Provided data
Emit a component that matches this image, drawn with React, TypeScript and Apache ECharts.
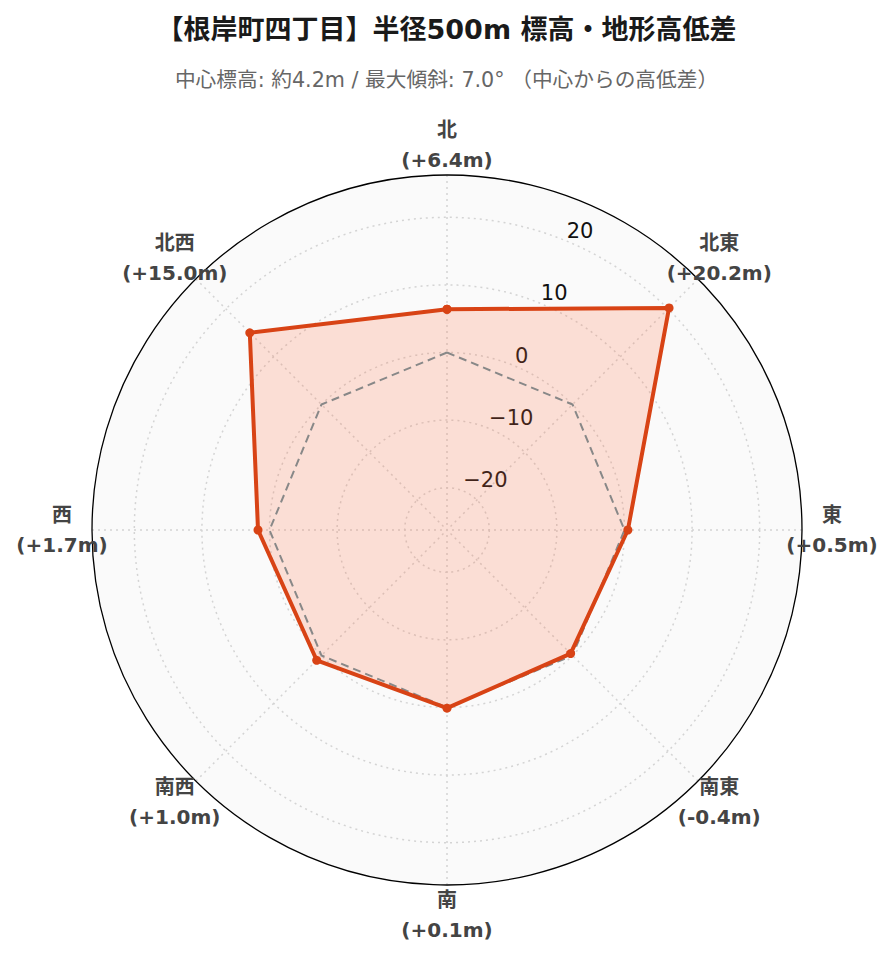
import React, { useEffect, useRef } from "react";
import * as echarts from "echarts";

const TITLE = "【根岸町四丁目】半径500m 標高・地形高低差";
const SUBTITLE = "中心標高: 約4.2m / 最大傾斜: 7.0° （中心からの高低差）";

const categories = ["北", "北東", "東", "南東", "南", "南西", "西", "北西"];
const elevationDiff = [6.4, 20.2, 0.5, -0.4, 0.1, 1.0, 1.7, 15.0];
const referenceLevel = [0, 0, 0, 0, 0, 0, 0, 0];
const radialTicks = [-20, -10, 0, 10, 20];
const radialRange = [-26.26, 26.26];

const FONT = "'DejaVu Sans', 'Noto Sans CJK JP', sans-serif";
const MAIN = "#d84315";
const GRID = { color: "#d4d4d4", type: [2, 4] as any, width: 1.5 };

const fmtDiff = (v: number) => (v >= 0 ? "+" : "") + v.toFixed(1) + "m";

export default function App() {
  const ref = useRef<HTMLDivElement>(null);
  useEffect(() => {
    if (!ref.current) return;
    const chart = echarts.init(ref.current, undefined, { renderer: "svg" });
    const step = 360 / categories.length;
    const center = [447, 530];
    const R = 355;
    const span = radialRange[1] - radialRange[0];
    const tickMin = radialTicks[0];
    const tickMax = radialTicks[radialTicks.length - 1];
    const rIn = (R * (tickMin - radialRange[0])) / span;
    const rOut = (R * (tickMax - radialRange[0])) / span;

    const closed = (vals: number[]) => {
      const d = vals.map((v, i) => [v, i * step]);
      d.push([vals[0], 360]);
      return d;
    };

    chart.setOption({
      animation: false,
      backgroundColor: "#ffffff",
      title: [
        {
          text: TITLE,
          left: "center",
          top: 11,
          textStyle: { fontSize: 27, fontWeight: "bold", color: "#1a1a1a", fontFamily: FONT },
        },
        {
          text: SUBTITLE,
          left: "center",
          top: 65,
          textStyle: { fontSize: 20.7, fontWeight: "normal", color: "#666666", fontFamily: FONT },
        },
      ],
      polar: [
        { center, radius: R },
        { center, radius: [rIn, rOut] },
        { center, radius: R + 30 },
        { center, radius: R },
      ],
      angleAxis: [
        {
          polarIndex: 0,
          type: "value",
          min: 0,
          max: 360,
          interval: step,
          startAngle: 90,
          clockwise: true,
          axisLine: { show: true, lineStyle: { color: "#000", width: 1.3 } },
          axisTick: { show: false },
          axisLabel: { show: false },
          splitLine: { show: true, lineStyle: GRID },
          splitArea: { show: false },
          z: 1,
        },
        { polarIndex: 1, type: "value", min: 0, max: 360, startAngle: 67.5, show: false },
        { polarIndex: 2, type: "value", min: 0, max: 360, startAngle: 90, clockwise: true, show: false },
        {
          polarIndex: 3,
          type: "value",
          min: 0,
          max: 360,
          interval: step,
          startAngle: 90,
          axisLine: { show: false },
          axisTick: { show: false },
          axisLabel: { show: false },
          splitLine: { show: false },
          splitArea: { show: true, areaStyle: { color: ["#fafafa"] } },
          z: -1,
        },
      ],
      radiusAxis: [
        { polarIndex: 0, type: "value", min: radialRange[0], max: radialRange[1], show: false },
        {
          polarIndex: 1,
          type: "value",
          min: tickMin,
          max: tickMax,
          interval: 10,
          axisLine: { show: false },
          axisTick: { show: false },
          splitLine: { show: true, lineStyle: GRID },
          axisLabel: {
            show: true,
            showMinLabel: true,
            showMaxLabel: true,
            margin: 0,
            align: "left",
            verticalAlign: "bottom",
            fontSize: 21,
            color: "#111",
            fontFamily: FONT,
            formatter: (v: number) => String(v).replace("-", "\u2212"),
          },
          z: 1,
        },
        { polarIndex: 2, type: "value", min: 0, max: 1, show: false },
        { polarIndex: 3, type: "value", min: 0, max: 1, show: false },
      ],
      series: [
        {
          name: "fill",
          type: "line",
          coordinateSystem: "polar",
          polarIndex: 0,
          data: closed(elevationDiff),
          symbol: "none",
          lineStyle: { width: 0, color: MAIN },
          areaStyle: { color: "rgba(255,112,67,0.2)", opacity: 1, origin: "start" },
          z: 2,
        },
        {
          name: "基準 (0m)",
          type: "line",
          coordinateSystem: "polar",
          polarIndex: 0,
          data: closed(referenceLevel),
          symbol: "none",
          lineStyle: { color: "#888888", width: 2, type: [8, 5] },
          z: 3,
        },
        {
          name: "高低差",
          type: "line",
          coordinateSystem: "polar",
          polarIndex: 0,
          data: closed(elevationDiff),
          symbol: "circle",
          symbolSize: 9,
          itemStyle: { color: MAIN },
          lineStyle: { color: MAIN, width: 4 },
          z: 4,
        },
        {
          type: "scatter",
          coordinateSystem: "polar",
          polarIndex: 2,
          symbolSize: 1,
          itemStyle: { color: "#ffffff", opacity: 1 },
          data: categories.map((c, i) => [1, i * step]),
          label: {
            show: true,
            position: "inside",
            formatter: (p: any) => `${categories[p.dataIndex]}\n(${fmtDiff(elevationDiff[p.dataIndex])})`,
            fontSize: 20,
            fontWeight: "bold",
            color: "#444444",
            opacity: 1,
            textBorderWidth: 0,
            lineHeight: 30,
            align: "center",
            verticalAlign: "middle",
            fontFamily: FONT,
          },
          z: 5,
        },
      ],
    });
    return () => chart.dispose();
  }, []);
  return <div ref={ref} style={{ position: "fixed", left: 0, top: 0, width: 893, height: 962 }} />;
}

Task to carry out
Restate each line from the start of the listing through the line bearing "const radialRange = [-26.26, 26.26];" word for word. Drop the pictures.

Exercise result
Emit a component that matches this image, drawn with React, TypeScript and Apache ECharts.
import React, { useEffect, useRef } from "react";
import * as echarts from "echarts";

const TITLE = "【根岸町四丁目】半径500m 標高・地形高低差";
const SUBTITLE = "中心標高: 約4.2m / 最大傾斜: 7.0° （中心からの高低差）";

const categories = ["北", "北東", "東", "南東", "南", "南西", "西", "北西"];
const elevationDiff = [6.4, 20.2, 0.5, -0.4, 0.1, 1.0, 1.7, 15.0];
const referenceLevel = [0, 0, 0, 0, 0, 0, 0, 0];
const radialTicks = [-20, -10, 0, 10, 20];
const radialRange = [-26.26, 26.26];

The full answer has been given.